3. Stay low, keep your knees bent and decide which way you want to go.
4. Although it might sound difficult, the good news is that you can easily practise your pop-up on land. Just lay down on your board or on the floor, and practice getting up as many times as you like.
You may not realise it, but you spend way more time paddling than standing up on your board. Many beginning surfers don’t catch waves because they lack just a little bit of speed to glide along with the wave. Therefore, it is hugely important to master the paddling technique and build stamina. When you are a great paddler, you will catch more waves, catch waves earlier (which makes them easier to ride), get to the line-up faster and save more energy for actually riding waves. The most important factors in becoming a good paddler are minimising drag, by finding the right body position (this is also called the sweet spot), and maximising propulsion by learning the right arm movements.
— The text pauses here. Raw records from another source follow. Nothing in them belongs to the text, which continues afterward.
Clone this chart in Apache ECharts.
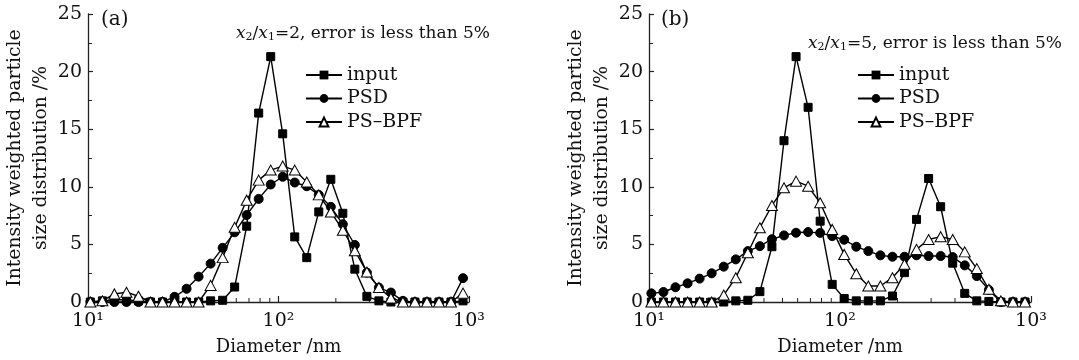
<!DOCTYPE html>
<html>
<head>
<meta charset="utf-8">
<script src="https://cdn.jsdelivr.net/npm/echarts/dist/echarts.min.js"></script>
<style>
html,body{margin:0;padding:0;background:#fff;}
#chart{width:1079px;height:360px;}
</style>
</head>
<body>
<div id="chart"></div>
<script>
// Particle diameters (nm), shared by both panels
const diameters = [10.29, 11.90, 13.76, 15.92, 18.41, 21.29, 24.62, 28.47, 32.92, 38.07,
  44.02, 50.91, 58.87, 68.08, 78.71, 91.02, 105.2, 121.7, 140.7, 162.7,
  188.2, 217.6, 251.6, 291.0, 336.5, 389.1, 449.9, 520.3, 601.6, 695.8, 804.5, 930.5];

// Panel (a): x2/x1 = 2
const inputA = [0, 0.1, 0.2, 0.2, 0.1, 0, 0, 0, 0, 0,
  0.1, 0.15, 1.3, 6.58, 16.4, 21.3, 14.6, 5.65, 3.85, 7.82,
  10.65, 7.7, 2.85, 0.49, 0.1, 0, 0, 0, 0, 0, 0, 0.1];
const psdA = [0, 0, 0, 0, 0, 0, 0, 0.45, 1.15, 2.2,
  3.33, 4.7, 6.05, 7.55, 8.95, 10.2, 10.87, 10.37, 10.05, 9.3,
  8.26, 6.75, 4.95, 2.55, 1.25, 0.82, 0.1, 0, 0, 0, 0, 2.07];
const bpfA = [0, 0.1, 0.7, 0.85, 0.5, 0, 0, 0, 0, 0,
  1.44, 3.85, 6.48, 8.84, 10.58, 11.45, 11.8, 11.45, 10.42, 9.3,
  7.82, 6.23, 4.45, 2.6, 1.26, 0.35, 0, 0, 0, 0, 0, 0.77];

// Panel (b): x2/x1 = 5
const inputB = [0, 0, 0, 0, 0, 0, 0, 0.1, 0.15, 0.9,
  4.8, 14.0, 21.3, 16.9, 7.02, 1.53, 0.3, 0.1, 0.1, 0.1,
  0.52, 2.55, 7.17, 10.72, 8.27, 3.37, 0.75, 0.1, 0.05, 0, 0, 0];
const psdB = [0.75, 0.87, 1.28, 1.62, 2.03, 2.49, 3.07, 3.7, 4.42, 4.85,
  5.45, 5.78, 6.01, 6.07, 6.0, 5.72, 5.4, 4.8, 4.42, 4.05,
  3.93, 3.93, 4.05, 3.99, 3.99, 3.9, 3.18, 2.25, 1.05, 0, 0, 0];
const bpfB = [0, 0, 0, 0, 0, 0, 0.6, 2.11, 4.28, 6.45,
  8.38, 9.91, 10.49, 10.05, 8.61, 6.3, 4.13, 2.45, 1.39, 1.39,
  2.11, 3.27, 4.57, 5.43, 5.67, 5.43, 4.35, 2.9, 1.1, 0.1, 0, 0];

const seriesNames = ['input', 'PSD', 'PS\u2013BPF'];
const minorTicksX = [20, 30, 40, 50, 60, 70, 80, 90, 200, 300, 400, 500, 600, 700, 800, 900];
const supMap = {1: '10\u00B9', 2: '10\u00B2', 3: '10\u00B3'};
const yName = 'Intensity weighted particle\nsize distribution /%';
const xName = 'Diameter /nm';
const noteA = '{i|x}{s|2}{n|/}{i|x}{s|1}{n|=2, error is less than 5%}';
const noteB = '{i|x}{s|2}{n|/}{i|x}{s|1}{n|=5, error is less than 5%}';

const FONT = 'DejaVu Serif';
const INK = '#111';

function pairs(vals) { return diameters.map((d, i) => [d, vals[i]]); }

function xAx(gi) {
  return {
    type: 'log', logBase: 10, gridIndex: gi, min: 10, max: 1000, position: 'bottom',
    name: xName, nameLocation: 'middle', nameGap: 36,
    nameTextStyle: {fontFamily: FONT, fontSize: 18, color: INK},
    axisLine: {show: true, lineStyle: {color: '#222', width: 1.3}},
    axisTick: {show: true, inside: true, length: 6, lineStyle: {color: '#222', width: 1.2}},
    minorTick: {show: false},
    axisLabel: {show: true, margin: 10, fontFamily: FONT, fontSize: 19, color: INK,
      formatter: v => supMap[Math.round(Math.log10(v))] || ''},
    splitLine: {show: false}
  };
}
function yAx(gi) {
  return {
    type: 'value', gridIndex: gi, min: 0, max: 25, interval: 5,
    name: yName, nameLocation: 'middle', nameGap: 34, nameRotate: 90,
    nameTextStyle: {fontFamily: FONT, fontSize: 18.8, color: INK, lineHeight: 26},
    axisLine: {show: true, lineStyle: {color: '#222', width: 1.3}},
    axisTick: {show: true, inside: true, length: 5, lineStyle: {color: '#222', width: 1.2}},
    minorTick: {show: true, splitNumber: 2, length: 4, lineStyle: {color: '#222', width: 1}},
    axisLabel: {margin: 6, fontFamily: FONT, fontSize: 19, color: INK},
    splitLine: {show: false}
  };
}
function line(name, vals, gi, kind) {
  const s = {
    name: name, type: 'line', xAxisIndex: gi, yAxisIndex: gi, data: pairs(vals),
    lineStyle: {color: '#000', width: 1.4}, itemStyle: {color: '#000', borderColor: '#000'},
    animation: false, clip: false, z: 2
  };
  if (kind === 'sq') { s.symbol = 'rect'; s.symbolSize = 8; }
  if (kind === 'ci') { s.symbol = 'circle'; s.symbolSize = 9; }
  if (kind === 'tr') {
    s.symbol = 'triangle'; s.symbolSize = [11, 10];
    s.itemStyle = {color: '#fff', borderColor: '#000', borderWidth: 1};
    s.z = 3;
  }
  return s;
}
// Minor log ticks (2..9 per decade), placed through the axis scale
function minorTicks(gi) {
  return {
    type: 'custom', name: 'minor-ticks', xAxisIndex: gi, yAxisIndex: gi, silent: true, clip: false, z: 1,
    data: minorTicksX.map(v => [v, 0]),
    encode: {x: 0, y: 1},
    renderItem: (params, api) => {
      const p = api.coord([api.value(0), 0]);
      return {type: 'line', shape: {x1: p[0], y1: p[1], x2: p[0], y2: p[1] - 4},
        style: {stroke: '#222', lineWidth: 1}};
    }
  };
}
function legend(left) {
  return {
    left: left, top: 65, orient: 'vertical', itemWidth: 36, itemHeight: 11, itemGap: 3.5, padding: 0,
    selectedMode: false, data: seriesNames,
    textStyle: {fontFamily: FONT, fontSize: 19, color: INK, lineHeight: 20}
  };
}
const richNote = {
  i: {fontFamily: FONT, fontSize: 17, fontStyle: 'italic', fill: INK, color: INK},
  n: {fontFamily: FONT, fontSize: 17, fill: INK, color: INK},
  s: {fontFamily: FONT, fontSize: 11, fill: INK, color: INK, verticalAlign: 'bottom', lineHeight: 13}
};
const labelStyle = {font: '20px "DejaVu Serif"', fill: INK, textAlign: 'left', textVerticalAlign: 'middle', align: 'left', verticalAlign: 'middle'};

const chart = echarts.init(document.getElementById('chart'), null, {renderer: 'canvas'});
chart.setOption({
  backgroundColor: '#fff',
  animation: false,
  grid: [
    {left: 88, top: 14, width: 381, height: 288, containLabel: false, outerBoundsMode: 'none'},
    {left: 649, top: 14, width: 382, height: 288, containLabel: false, outerBoundsMode: 'none'}
  ],
  xAxis: [xAx(0), xAx(1)],
  yAxis: [yAx(0), yAx(1)],
  legend: [legend(305), legend(857)],
  series: [
    minorTicks(0),
    line(seriesNames[0], inputA, 0, 'sq'),
    line(seriesNames[1], psdA, 0, 'ci'),
    line(seriesNames[2], bpfA, 0, 'tr'),
    minorTicks(1),
    line(seriesNames[0], inputB, 1, 'sq'),
    line(seriesNames[1], psdB, 1, 'ci'),
    line(seriesNames[2], bpfB, 1, 'tr')
  ],
  graphic: [
    {type: 'text', x: 101, y: 20, style: Object.assign({text: '(a)'}, labelStyle)},
    {type: 'text', x: 661, y: 20, style: Object.assign({text: '(b)'}, labelStyle)},
    {type: 'text', x: 236, y: 34, style: Object.assign({text: noteA, rich: richNote}, labelStyle, {font: '17px "DejaVu Serif"'})},
    {type: 'text', x: 808, y: 44, style: Object.assign({text: noteB, rich: richNote}, labelStyle, {font: '17px "DejaVu Serif"'})}
  ]
});
</script>
</body>
</html>
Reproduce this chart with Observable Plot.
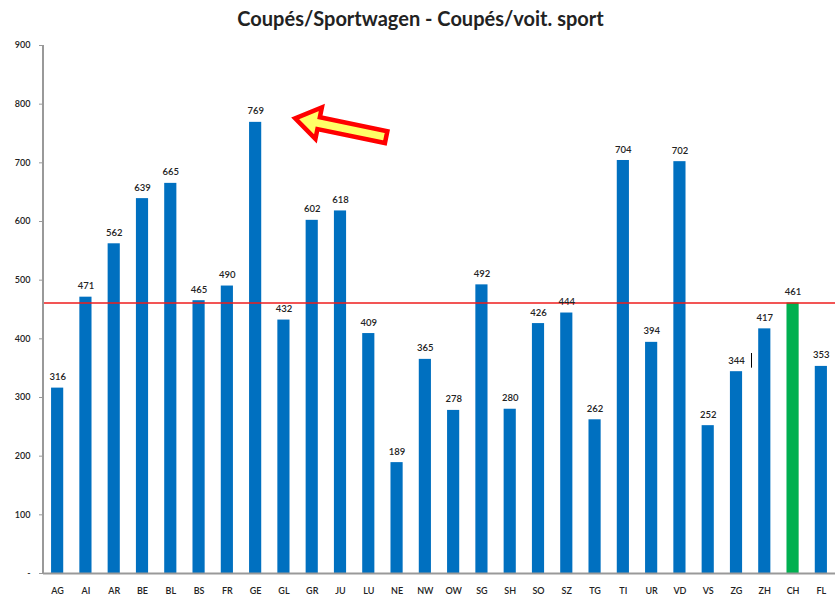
<!DOCTYPE html>
<html>
<head>
<meta charset="utf-8">
<script src="https://cdn.jsdelivr.net/npm/d3@7"></script>
<script src="https://cdn.jsdelivr.net/npm/@observablehq/plot@0.6"></script>
<style>
  html, body { margin: 0; padding: 0; background: #fff; }
  #title { width: 835px; height: 36px; line-height: 37px; text-align: center; padding-left: 6px; box-sizing: border-box;
    font-family: Lato, "Open Sans", sans-serif; font-weight: bold; font-size: 20px; color: #222; }
</style>
</head>
<body>
<div id="title">Coupés/Sportwagen - Coupés/voit. sport</div>
<div id="chart"></div>
<script>
const cantons = ["AG","AI","AR","BE","BL","BS","FR","GE","GL","GR","JU","LU","NE","NW","OW","SG","SH","SO","SZ","TG","TI","UR","VD","VS","ZG","ZH","CH","FL"];
const values  = [316,471,562,639,665,465,490,769,432,602,618,409,189,365,278,492,280,426,444,262,704,394,702,252,344,417,461,353];
const yTicks = [0,100,200,300,400,500,600,700,800,900];
const average = 461;
const highlight = "GE";

const data = cantons.map((c, i) => ({canton: c, value: values[i]}));

// block arrow pointing at the highlighted bar label
const arrowMark = (index, scales, vals, dims) => {
  const x0 = scales.x(highlight) + scales.x.bandwidth() / 2;
  const tip = [x0 + 40, scales.y(775)];
  const tail = [x0 + 131, scales.y(743)];
  const dx = tail[0] - tip[0], dy = tail[1] - tip[1];
  const L = Math.hypot(dx, dy), ux = dx / L, uy = dy / L, vx = -uy, vy = ux;
  const pt = (u, v) => [tip[0] + ux * u + vx * v, tip[1] + uy * u + vy * v];
  const hl = 24, hw = 16, sw = 6;
  const pts = [pt(0,0), pt(hl,-hw), pt(hl,-sw), pt(L,-sw), pt(L,sw), pt(hl,sw), pt(hl,hw)];
  return d3.create("svg:polygon")
    .attr("points", pts.map(p => p.join(",")).join(" "))
    .attr("fill", "#ffff66")
    .attr("stroke", "#ff0000")
    .attr("stroke-width", 4.5)
    .attr("stroke-linejoin", "miter")
    .node();
};

// vertical axis domain line
const yAxisLine = (index, scales, vals, dims) => {
  const x = dims.marginLeft;
  return d3.create("svg:line")
    .attr("x1", x).attr("x2", x)
    .attr("y1", scales.y(900)).attr("y2", scales.y(0))
    .attr("stroke", "#999").attr("stroke-width", 2)
    .node();
};

const chart = Plot.plot({
  width: 835,
  height: 564,
  marginLeft: 43,
  marginRight: 0,
  marginTop: 9,
  marginBottom: 27,
  style: {fontFamily: "Lato, 'Open Sans', sans-serif", fontSize: "9px", color: "#222", background: "#fff"},
  x: {domain: cantons, paddingInner: 0.57, paddingOuter: 0.285, round: false, label: null},
  y: {domain: [0, 900], label: null},
  marks: [
    Plot.barY(data, {x: "canton", y: "value", fill: d => d.canton === "CH" ? "#00b050" : "#0070c0"}),
    Plot.ruleY([average], {stroke: "#ee1c1c", strokeWidth: 1.5}),
    Plot.text(data, {x: "canton", y: "value", text: d => String(d.value), dy: -11, fontSize: 9.5, fill: "#222", fontWeight: 600}),
    Plot.axisY({ticks: yTicks, tickSize: 4, tickPadding: 9, tickFormat: d => d === 0 ? "-" : String(d), stroke: "#999", fontWeight: 600, label: null}),
    Plot.axisX({tickSize: 0, tickPadding: 14, fontWeight: 600, label: null}),
    Plot.ruleY([0], {stroke: "#999", strokeWidth: 2}),
    yAxisLine,
    Plot.ruleX(["ZG"], {y1: 350, y2: 375, dx: 15, stroke: "#000", strokeWidth: 1}),
    arrowMark
  ]
});
document.getElementById("chart").appendChild(chart);
</script>
</body>
</html>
Learn how to get to the line-up
The place where the waves break and people wait for their turn is called the line-up. To reach this place, you have to pass broken waves that try to pull you back. In order to get out past the whitewater as quickly as possible, you need to be a good paddler and should know some techniques to get past incoming waves. One of the best-known techniques is duck diving. Unfortunately, this technique, where you push your board down to dive under with your board, only works with low-volume boards. If you have a higher volume board (like we recommend for beginners), you can try the turtle roll, a technique where you flip your board upside down and put your body in a horizontal position. When you have reached the line-up, you can best check the incoming waves by sitting up on your board. It’s also wise to practise sitting and keeping your balance, in order to react swiftly when a good wave comes your way.
Get to know the ocean
Because you want to surf the best waves, it is important to learn how the ocean works, and how this affects your local spot. Try to get to know at which tide your spot produces the best waves, and learn how to read and interpret a surf forecast. This way, you will always be at the right place at the right time. This helps you to ride more waves, and get better faster. Learning about tides and currents also helps you to stay safe in the water.
Talking about safety, there are different things to keep in mind. Knowing how the ocean and certain spots work, helps you to exit the water safely at all times. Besides that, you should never surf alone as a beginning surfer. Surf with a buddy so you can call for help if necessary. Another thing to keep in mind is to always use a leash or legrope. This helps you to keep your board close and prevents dangerous situations for other surfers.
Practise as much as you can
The best beginner surfing tip is to go out whenever it’s possible and practise as much as you can. You learn the most when doing it, and practice makes perfect! Don’t worry when you fall or wipe out. This is also an important part of surfing!